■ **Dataset rows**
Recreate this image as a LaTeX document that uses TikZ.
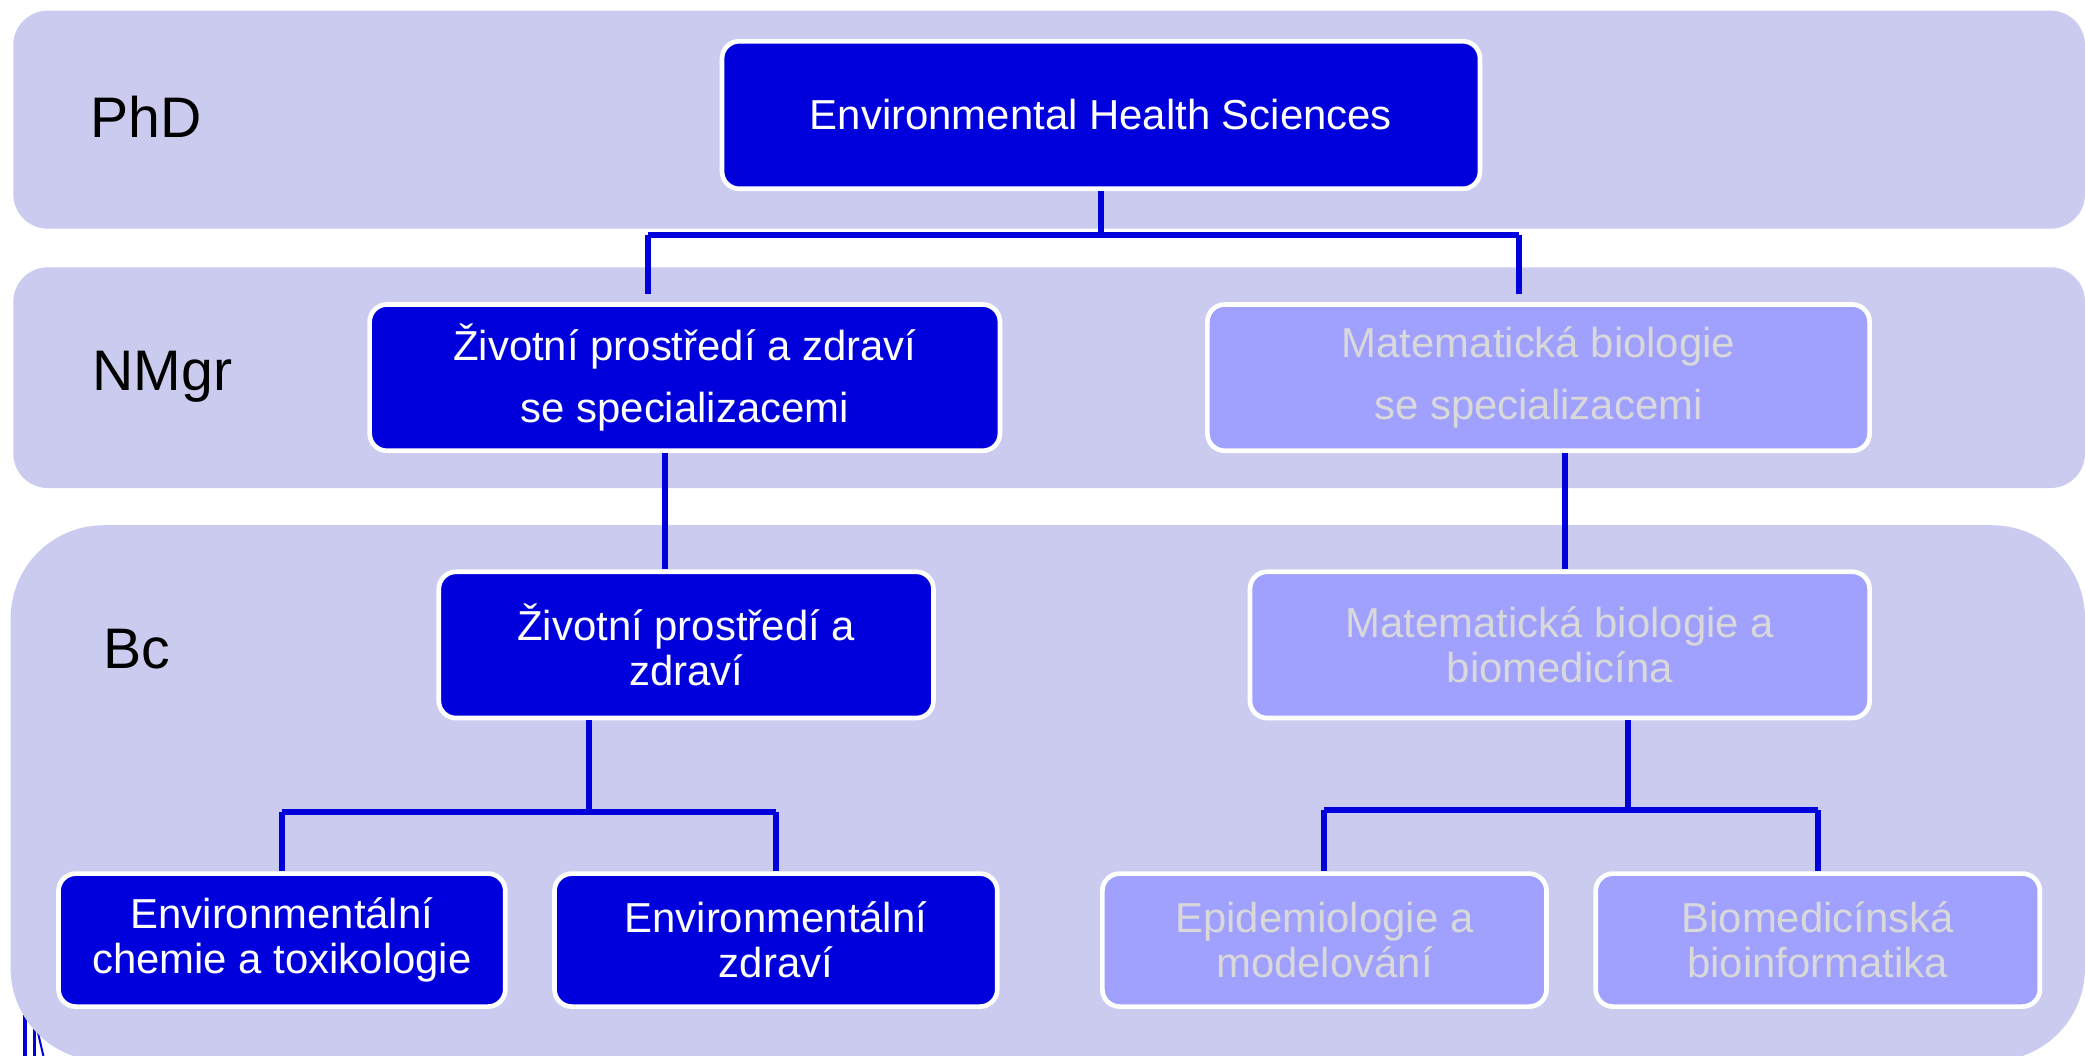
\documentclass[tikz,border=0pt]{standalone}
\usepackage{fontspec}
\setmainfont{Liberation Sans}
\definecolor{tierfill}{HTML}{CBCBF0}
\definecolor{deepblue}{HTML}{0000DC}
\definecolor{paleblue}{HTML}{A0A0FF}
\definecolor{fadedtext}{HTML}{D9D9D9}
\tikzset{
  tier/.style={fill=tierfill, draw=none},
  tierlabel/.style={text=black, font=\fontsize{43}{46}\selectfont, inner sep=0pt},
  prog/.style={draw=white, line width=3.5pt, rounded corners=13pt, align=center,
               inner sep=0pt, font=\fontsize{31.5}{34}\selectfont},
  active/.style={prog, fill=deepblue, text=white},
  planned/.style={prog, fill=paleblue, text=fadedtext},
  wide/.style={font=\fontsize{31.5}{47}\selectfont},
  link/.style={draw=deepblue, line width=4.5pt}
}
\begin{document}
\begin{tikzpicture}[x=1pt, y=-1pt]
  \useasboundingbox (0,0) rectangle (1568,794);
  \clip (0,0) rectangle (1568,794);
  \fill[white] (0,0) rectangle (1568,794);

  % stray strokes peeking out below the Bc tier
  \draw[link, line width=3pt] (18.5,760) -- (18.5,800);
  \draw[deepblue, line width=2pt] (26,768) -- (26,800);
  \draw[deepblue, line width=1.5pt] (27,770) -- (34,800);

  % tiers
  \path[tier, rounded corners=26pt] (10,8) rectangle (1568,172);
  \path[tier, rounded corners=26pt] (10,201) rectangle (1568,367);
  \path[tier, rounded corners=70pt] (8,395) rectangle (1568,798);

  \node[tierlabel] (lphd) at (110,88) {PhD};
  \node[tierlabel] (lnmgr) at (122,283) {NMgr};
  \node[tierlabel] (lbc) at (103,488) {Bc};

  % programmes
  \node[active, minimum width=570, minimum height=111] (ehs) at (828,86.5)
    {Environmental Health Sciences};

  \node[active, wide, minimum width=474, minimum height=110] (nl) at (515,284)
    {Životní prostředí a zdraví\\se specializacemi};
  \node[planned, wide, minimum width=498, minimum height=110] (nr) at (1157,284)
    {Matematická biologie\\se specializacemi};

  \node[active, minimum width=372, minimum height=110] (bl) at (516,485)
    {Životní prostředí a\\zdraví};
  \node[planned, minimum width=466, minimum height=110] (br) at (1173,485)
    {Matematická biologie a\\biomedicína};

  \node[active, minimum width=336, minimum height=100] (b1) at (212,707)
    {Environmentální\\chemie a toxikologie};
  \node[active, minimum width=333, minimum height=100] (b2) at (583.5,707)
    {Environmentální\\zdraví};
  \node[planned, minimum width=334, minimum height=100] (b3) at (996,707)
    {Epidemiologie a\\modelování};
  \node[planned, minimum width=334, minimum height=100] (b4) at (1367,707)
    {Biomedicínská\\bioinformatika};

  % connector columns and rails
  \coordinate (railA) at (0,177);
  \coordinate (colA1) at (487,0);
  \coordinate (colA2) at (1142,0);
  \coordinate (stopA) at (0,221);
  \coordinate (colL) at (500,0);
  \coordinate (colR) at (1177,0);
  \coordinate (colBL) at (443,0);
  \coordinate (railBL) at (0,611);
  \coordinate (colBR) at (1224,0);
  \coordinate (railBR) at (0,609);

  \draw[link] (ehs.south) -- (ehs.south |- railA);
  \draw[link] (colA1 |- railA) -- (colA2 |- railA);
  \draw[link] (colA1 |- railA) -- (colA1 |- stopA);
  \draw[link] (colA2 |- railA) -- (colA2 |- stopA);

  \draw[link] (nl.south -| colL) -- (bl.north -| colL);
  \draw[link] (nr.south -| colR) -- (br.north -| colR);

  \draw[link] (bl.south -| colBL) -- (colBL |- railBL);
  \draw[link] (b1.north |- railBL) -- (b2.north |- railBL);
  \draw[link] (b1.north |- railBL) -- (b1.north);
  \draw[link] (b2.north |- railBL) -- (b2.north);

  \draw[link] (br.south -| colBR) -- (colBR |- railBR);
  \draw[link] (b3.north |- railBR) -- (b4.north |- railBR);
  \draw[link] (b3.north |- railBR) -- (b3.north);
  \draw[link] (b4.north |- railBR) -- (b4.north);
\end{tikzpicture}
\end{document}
--
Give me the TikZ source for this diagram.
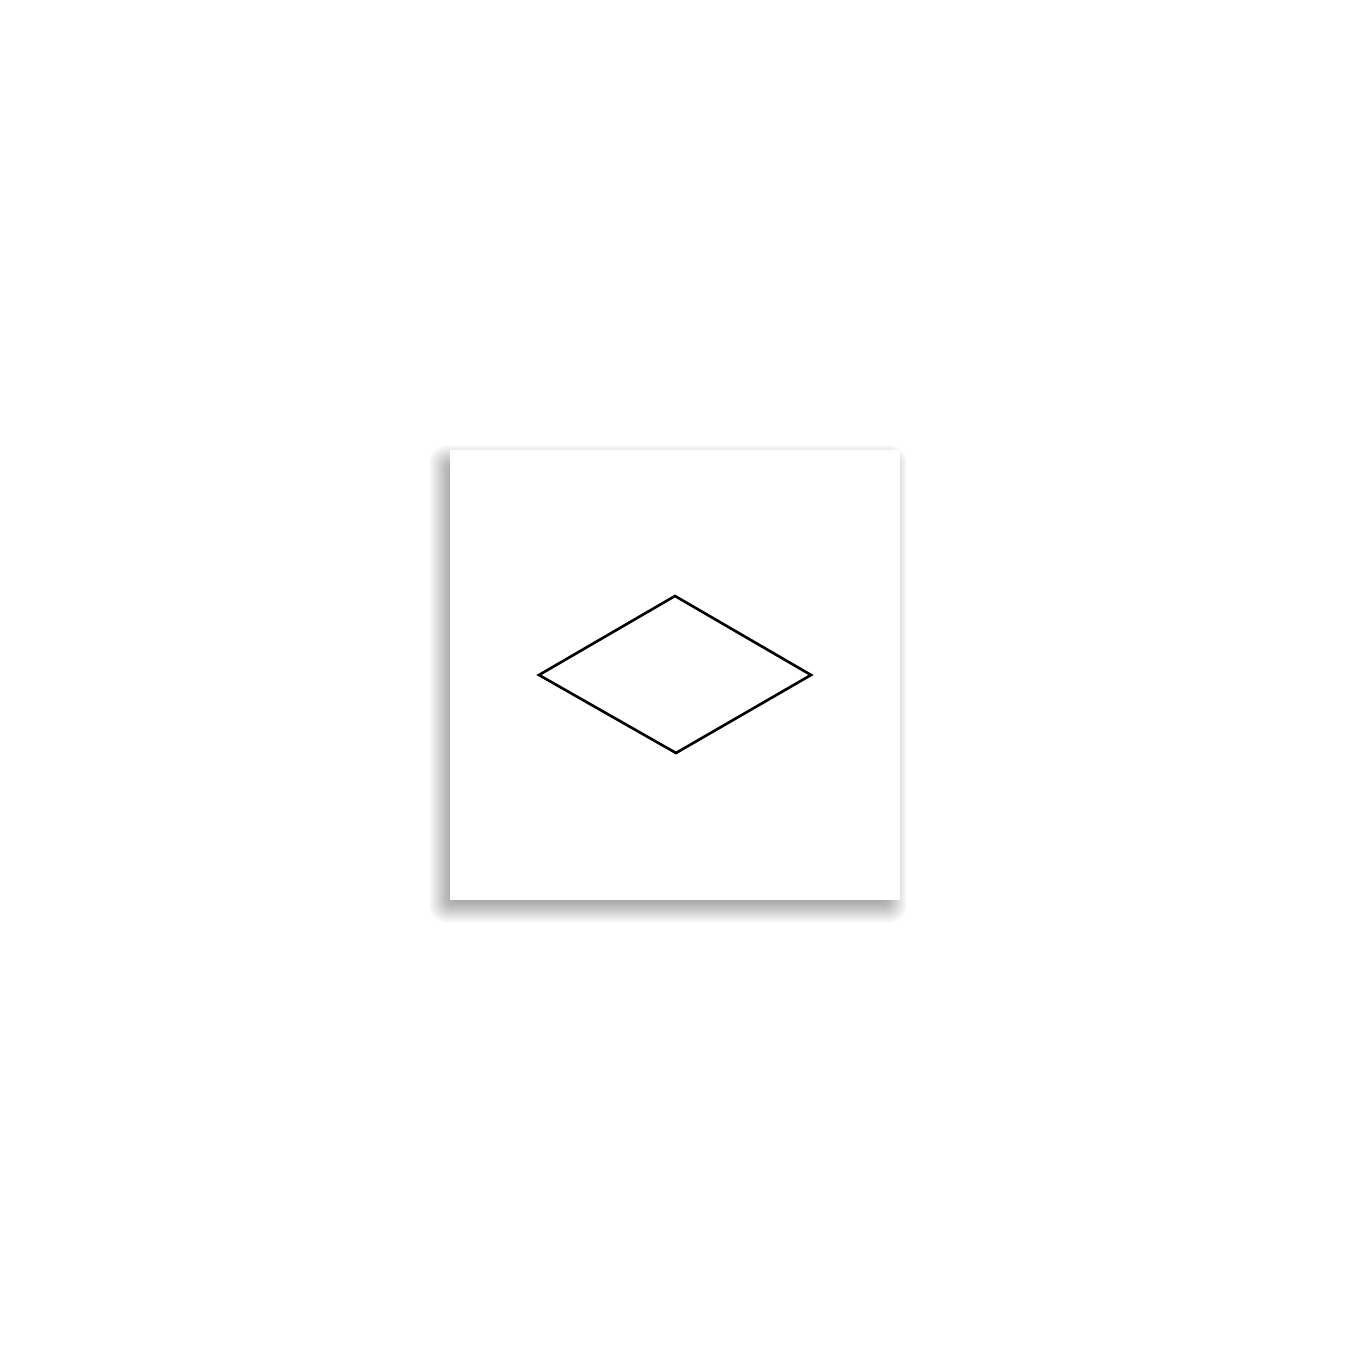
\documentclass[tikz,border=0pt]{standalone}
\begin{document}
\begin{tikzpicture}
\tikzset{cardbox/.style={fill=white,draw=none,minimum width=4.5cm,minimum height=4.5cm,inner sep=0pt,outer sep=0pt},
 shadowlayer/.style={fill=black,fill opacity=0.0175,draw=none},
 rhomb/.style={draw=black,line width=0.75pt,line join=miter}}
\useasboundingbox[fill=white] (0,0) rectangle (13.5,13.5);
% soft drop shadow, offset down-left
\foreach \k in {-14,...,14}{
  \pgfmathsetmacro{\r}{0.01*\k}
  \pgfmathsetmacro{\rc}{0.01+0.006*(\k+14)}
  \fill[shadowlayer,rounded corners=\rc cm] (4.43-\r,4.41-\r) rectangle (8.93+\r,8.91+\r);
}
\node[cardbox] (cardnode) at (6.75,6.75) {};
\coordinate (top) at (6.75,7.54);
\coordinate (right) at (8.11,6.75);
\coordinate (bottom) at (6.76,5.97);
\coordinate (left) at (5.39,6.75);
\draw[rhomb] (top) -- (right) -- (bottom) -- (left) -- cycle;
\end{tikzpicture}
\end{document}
* * *
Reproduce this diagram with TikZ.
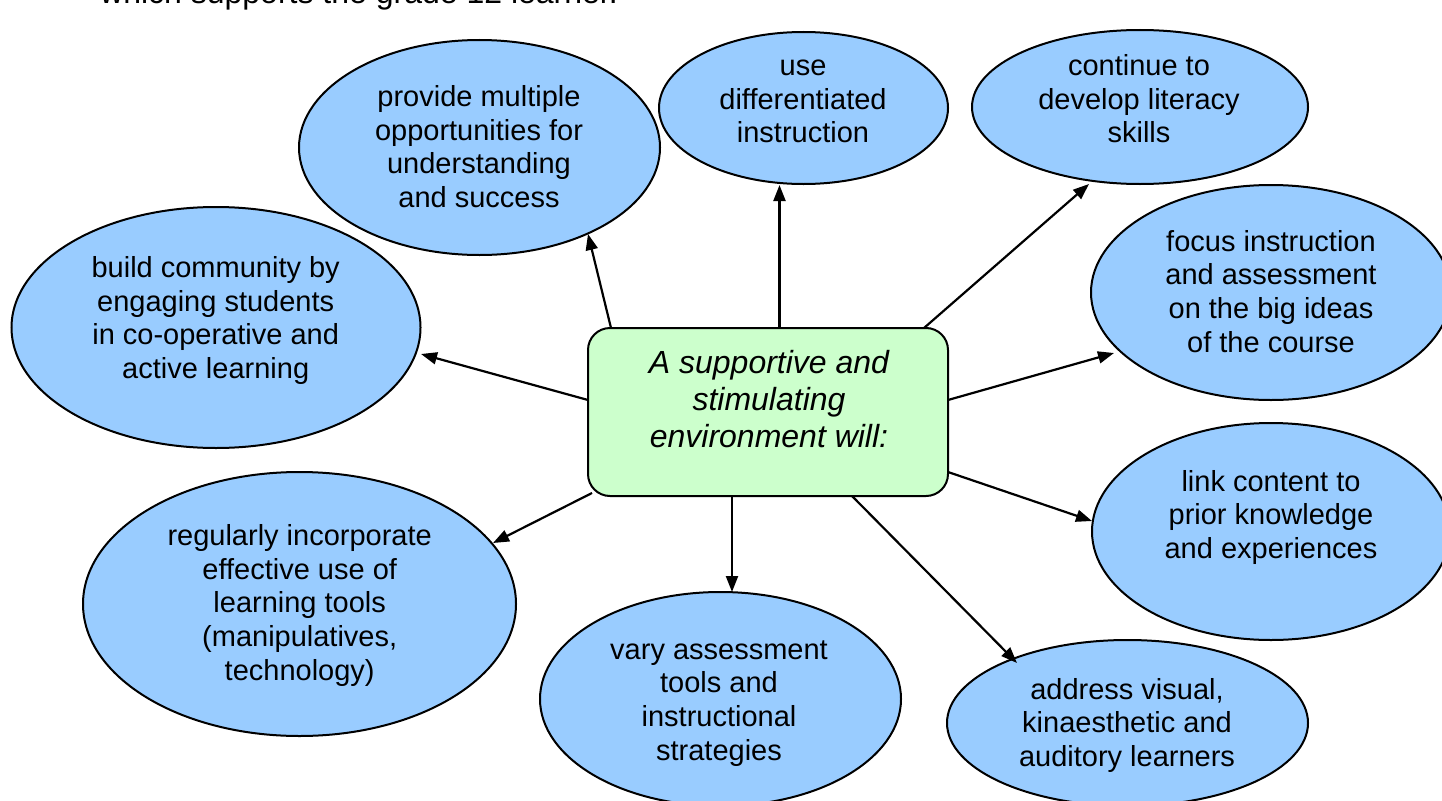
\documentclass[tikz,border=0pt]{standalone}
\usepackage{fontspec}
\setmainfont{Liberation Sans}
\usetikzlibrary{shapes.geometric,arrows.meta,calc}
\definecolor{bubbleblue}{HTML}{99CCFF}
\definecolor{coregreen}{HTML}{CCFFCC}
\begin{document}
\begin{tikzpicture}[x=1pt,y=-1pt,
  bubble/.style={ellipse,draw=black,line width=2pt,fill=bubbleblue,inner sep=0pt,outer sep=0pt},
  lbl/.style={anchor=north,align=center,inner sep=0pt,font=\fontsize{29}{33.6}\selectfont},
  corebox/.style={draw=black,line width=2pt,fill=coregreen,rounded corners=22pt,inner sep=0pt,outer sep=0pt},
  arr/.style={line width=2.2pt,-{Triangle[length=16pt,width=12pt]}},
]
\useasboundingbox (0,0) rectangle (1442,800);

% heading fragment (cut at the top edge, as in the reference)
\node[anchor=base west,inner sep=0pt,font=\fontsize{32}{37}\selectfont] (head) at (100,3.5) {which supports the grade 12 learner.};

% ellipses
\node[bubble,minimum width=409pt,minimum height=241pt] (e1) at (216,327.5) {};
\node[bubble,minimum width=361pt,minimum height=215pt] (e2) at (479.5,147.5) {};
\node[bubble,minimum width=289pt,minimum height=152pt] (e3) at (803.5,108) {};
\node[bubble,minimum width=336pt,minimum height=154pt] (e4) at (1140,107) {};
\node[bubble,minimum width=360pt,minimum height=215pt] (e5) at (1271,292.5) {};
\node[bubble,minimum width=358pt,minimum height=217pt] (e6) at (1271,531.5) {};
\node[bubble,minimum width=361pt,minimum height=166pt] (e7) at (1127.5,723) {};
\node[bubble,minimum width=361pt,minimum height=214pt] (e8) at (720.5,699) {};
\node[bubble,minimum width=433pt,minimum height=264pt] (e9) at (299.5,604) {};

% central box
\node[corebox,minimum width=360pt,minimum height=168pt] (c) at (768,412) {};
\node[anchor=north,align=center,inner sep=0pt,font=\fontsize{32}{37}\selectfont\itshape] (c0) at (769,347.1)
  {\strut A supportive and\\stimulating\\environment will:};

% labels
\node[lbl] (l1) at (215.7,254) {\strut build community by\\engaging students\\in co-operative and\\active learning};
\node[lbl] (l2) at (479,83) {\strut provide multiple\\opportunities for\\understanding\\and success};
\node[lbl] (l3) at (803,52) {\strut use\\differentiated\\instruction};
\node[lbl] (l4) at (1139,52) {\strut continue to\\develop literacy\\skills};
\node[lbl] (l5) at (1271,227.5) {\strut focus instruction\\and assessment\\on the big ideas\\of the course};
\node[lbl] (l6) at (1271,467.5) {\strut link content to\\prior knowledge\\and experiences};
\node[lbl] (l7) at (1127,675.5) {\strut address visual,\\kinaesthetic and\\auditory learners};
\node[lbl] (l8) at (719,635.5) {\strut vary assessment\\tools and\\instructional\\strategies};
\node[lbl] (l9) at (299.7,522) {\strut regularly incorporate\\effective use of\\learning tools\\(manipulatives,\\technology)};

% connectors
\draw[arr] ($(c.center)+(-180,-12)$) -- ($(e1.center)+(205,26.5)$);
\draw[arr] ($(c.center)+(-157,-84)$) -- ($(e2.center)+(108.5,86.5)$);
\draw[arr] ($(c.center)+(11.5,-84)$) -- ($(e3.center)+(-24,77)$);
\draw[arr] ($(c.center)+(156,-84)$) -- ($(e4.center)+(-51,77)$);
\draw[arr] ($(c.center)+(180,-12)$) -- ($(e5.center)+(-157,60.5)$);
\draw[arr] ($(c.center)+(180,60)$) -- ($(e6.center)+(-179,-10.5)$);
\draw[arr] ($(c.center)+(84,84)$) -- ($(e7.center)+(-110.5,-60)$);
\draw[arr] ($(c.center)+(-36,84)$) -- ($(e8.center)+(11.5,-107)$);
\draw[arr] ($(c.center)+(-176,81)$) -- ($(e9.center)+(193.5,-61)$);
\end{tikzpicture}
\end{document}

■ **Objective**
Start at the line containing "Reproduce this diagram with TikZ." and stop at the line containing "(head) at (100,3.5)"; transcribe those lines exactly, skipping pictures.

■ **Response for this exercise**
Reproduce this diagram with TikZ.
\documentclass[tikz,border=0pt]{standalone}
\usepackage{fontspec}
\setmainfont{Liberation Sans}
\usetikzlibrary{shapes.geometric,arrows.meta,calc}
\definecolor{bubbleblue}{HTML}{99CCFF}
\definecolor{coregreen}{HTML}{CCFFCC}
\begin{document}
\begin{tikzpicture}[x=1pt,y=-1pt,
  bubble/.style={ellipse,draw=black,line width=2pt,fill=bubbleblue,inner sep=0pt,outer sep=0pt},
  lbl/.style={anchor=north,align=center,inner sep=0pt,font=\fontsize{29}{33.6}\selectfont},
  corebox/.style={draw=black,line width=2pt,fill=coregreen,rounded corners=22pt,inner sep=0pt,outer sep=0pt},
  arr/.style={line width=2.2pt,-{Triangle[length=16pt,width=12pt]}},
]
\useasboundingbox (0,0) rectangle (1442,800);

% heading fragment (cut at the top edge, as in the reference)
\node[anchor=base west,inner sep=0pt,font=\fontsize{32}{37}\selectfont] (head) at (100,3.5) {which supports the grade 12 learner.};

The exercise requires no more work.